Exercise task: Find the lines containing the word "with" and copy every one of them.
• • • •
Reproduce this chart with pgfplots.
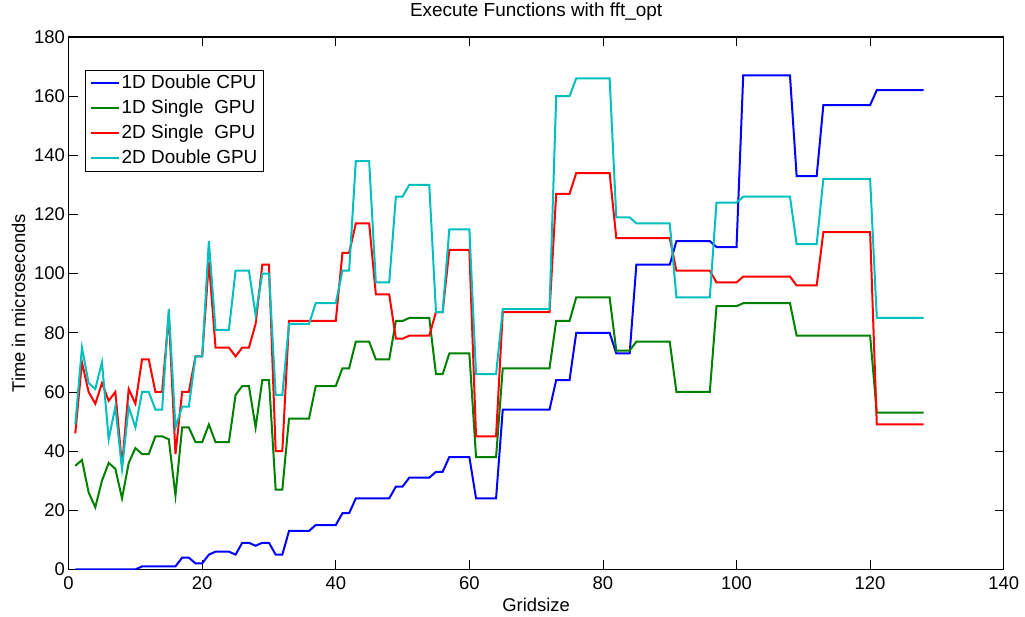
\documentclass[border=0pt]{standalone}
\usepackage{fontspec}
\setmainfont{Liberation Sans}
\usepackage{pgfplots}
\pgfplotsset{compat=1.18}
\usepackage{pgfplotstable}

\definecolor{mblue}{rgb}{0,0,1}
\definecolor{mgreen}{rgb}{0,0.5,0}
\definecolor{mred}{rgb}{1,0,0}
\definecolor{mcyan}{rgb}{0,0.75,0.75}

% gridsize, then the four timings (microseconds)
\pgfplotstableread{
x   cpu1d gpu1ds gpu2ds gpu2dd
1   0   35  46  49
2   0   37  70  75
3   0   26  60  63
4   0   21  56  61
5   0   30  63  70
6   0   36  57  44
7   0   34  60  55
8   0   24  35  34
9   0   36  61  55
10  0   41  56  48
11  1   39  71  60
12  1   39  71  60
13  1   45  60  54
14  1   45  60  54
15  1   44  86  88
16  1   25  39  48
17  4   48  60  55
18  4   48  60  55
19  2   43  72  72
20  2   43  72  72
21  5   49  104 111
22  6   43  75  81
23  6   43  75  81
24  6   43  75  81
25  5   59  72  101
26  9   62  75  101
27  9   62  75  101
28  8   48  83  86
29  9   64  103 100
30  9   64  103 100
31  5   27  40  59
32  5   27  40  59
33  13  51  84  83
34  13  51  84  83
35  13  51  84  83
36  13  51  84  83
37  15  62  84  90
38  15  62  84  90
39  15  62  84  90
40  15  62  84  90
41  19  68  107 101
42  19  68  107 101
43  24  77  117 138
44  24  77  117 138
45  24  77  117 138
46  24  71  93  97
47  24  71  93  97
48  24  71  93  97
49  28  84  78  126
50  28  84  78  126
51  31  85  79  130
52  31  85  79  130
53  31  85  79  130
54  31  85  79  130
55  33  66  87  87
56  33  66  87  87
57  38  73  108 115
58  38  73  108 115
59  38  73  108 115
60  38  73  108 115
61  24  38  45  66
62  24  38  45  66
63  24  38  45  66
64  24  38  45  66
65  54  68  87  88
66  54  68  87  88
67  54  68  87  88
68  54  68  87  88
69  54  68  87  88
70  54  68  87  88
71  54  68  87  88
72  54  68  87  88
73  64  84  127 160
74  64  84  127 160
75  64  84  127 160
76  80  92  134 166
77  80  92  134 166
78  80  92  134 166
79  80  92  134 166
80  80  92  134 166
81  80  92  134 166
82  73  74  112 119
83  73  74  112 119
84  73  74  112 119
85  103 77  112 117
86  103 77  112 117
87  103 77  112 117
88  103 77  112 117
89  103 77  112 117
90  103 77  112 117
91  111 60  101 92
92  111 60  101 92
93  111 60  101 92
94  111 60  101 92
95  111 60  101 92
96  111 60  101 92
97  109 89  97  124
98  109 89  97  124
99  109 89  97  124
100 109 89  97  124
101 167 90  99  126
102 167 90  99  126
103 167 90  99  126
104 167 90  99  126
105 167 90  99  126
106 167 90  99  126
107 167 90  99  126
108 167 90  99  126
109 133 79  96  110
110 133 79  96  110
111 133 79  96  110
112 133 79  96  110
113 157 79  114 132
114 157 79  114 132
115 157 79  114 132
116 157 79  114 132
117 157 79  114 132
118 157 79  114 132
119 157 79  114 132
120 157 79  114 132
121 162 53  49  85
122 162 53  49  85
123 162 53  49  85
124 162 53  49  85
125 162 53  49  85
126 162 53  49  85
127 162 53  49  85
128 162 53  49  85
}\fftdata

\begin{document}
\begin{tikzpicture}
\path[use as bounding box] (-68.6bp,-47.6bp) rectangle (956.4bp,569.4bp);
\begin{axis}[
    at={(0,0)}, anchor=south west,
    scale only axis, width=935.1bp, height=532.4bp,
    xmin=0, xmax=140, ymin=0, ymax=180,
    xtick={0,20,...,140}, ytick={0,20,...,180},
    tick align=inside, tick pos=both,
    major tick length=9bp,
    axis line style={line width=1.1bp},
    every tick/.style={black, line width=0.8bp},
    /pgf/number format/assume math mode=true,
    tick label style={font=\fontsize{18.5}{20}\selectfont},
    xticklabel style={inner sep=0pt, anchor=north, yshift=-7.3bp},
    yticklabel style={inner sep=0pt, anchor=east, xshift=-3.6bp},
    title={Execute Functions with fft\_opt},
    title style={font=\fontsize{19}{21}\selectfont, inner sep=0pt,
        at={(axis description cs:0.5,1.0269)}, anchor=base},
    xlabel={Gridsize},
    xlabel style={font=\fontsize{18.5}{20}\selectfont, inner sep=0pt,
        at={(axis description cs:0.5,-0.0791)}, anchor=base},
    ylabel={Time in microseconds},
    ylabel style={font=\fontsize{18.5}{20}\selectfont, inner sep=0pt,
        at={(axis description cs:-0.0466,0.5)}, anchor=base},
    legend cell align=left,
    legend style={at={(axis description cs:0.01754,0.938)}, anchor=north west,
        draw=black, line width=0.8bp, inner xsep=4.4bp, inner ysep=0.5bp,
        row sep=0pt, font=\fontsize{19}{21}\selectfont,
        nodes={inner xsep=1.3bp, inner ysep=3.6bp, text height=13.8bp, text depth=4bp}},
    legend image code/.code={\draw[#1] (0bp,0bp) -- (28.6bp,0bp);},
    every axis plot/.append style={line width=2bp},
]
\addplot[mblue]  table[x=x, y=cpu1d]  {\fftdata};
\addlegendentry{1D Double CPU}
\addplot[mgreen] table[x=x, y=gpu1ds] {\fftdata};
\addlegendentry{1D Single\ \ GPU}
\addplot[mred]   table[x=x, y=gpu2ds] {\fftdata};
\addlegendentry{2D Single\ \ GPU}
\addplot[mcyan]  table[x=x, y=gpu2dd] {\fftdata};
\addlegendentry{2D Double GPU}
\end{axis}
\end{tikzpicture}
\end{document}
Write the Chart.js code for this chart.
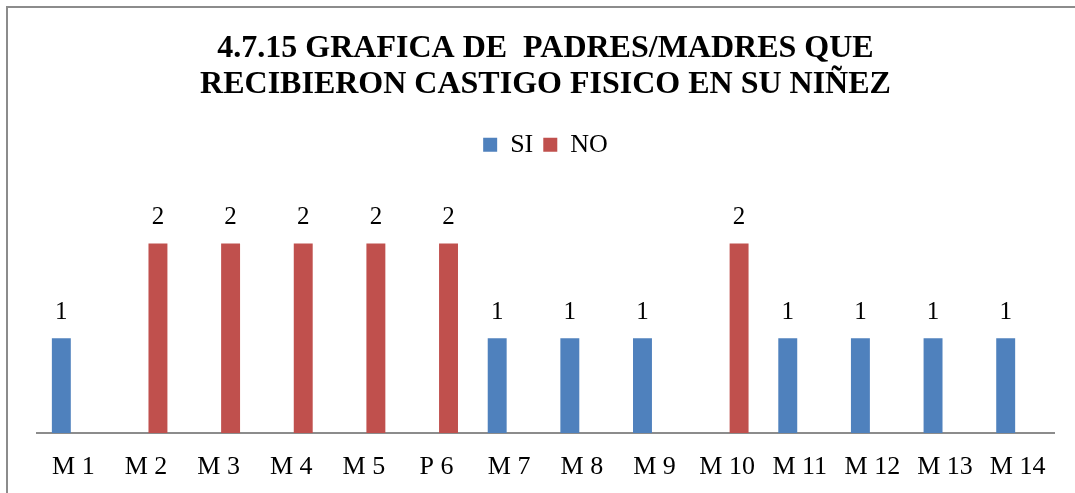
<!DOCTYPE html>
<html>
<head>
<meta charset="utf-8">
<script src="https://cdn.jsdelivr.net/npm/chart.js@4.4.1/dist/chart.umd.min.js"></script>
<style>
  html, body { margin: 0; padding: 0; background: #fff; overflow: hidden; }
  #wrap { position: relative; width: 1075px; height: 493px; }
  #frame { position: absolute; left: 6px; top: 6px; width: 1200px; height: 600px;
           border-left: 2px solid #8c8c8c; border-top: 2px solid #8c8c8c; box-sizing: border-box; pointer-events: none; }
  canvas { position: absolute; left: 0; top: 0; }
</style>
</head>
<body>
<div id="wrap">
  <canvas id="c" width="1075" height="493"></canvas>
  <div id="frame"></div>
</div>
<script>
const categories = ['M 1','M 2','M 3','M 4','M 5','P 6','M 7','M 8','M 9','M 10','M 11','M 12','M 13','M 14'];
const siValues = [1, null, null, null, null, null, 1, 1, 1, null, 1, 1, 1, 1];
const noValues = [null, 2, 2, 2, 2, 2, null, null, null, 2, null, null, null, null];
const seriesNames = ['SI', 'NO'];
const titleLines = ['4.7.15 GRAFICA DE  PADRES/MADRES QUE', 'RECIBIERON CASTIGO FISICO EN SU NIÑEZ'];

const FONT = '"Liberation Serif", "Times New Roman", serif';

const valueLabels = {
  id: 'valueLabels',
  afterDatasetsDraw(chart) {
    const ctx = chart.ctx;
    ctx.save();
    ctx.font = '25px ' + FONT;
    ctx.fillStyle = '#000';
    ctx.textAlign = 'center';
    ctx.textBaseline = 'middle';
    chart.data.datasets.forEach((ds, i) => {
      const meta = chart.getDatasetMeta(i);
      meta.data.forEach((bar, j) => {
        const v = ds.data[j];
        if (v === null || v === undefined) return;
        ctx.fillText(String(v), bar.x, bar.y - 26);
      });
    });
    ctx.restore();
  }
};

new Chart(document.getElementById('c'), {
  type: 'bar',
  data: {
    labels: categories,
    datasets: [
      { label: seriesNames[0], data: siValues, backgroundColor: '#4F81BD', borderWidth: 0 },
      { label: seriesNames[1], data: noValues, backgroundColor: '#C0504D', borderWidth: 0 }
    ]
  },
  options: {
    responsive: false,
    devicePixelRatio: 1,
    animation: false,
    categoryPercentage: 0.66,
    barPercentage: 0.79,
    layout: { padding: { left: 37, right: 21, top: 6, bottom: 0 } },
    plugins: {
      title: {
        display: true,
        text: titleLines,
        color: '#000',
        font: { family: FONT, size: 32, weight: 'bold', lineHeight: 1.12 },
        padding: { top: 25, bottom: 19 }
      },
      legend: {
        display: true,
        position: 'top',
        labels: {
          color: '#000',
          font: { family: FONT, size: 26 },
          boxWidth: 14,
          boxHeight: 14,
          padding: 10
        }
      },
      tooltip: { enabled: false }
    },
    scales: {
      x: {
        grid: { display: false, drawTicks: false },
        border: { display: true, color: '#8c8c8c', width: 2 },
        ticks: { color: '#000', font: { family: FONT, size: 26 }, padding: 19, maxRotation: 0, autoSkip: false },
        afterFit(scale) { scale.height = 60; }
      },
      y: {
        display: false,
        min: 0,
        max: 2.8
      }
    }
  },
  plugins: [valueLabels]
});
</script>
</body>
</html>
• • • •
Worked solution:
Reproduce this chart with pgfplots.
    title={Execute Functions with fft\_opt},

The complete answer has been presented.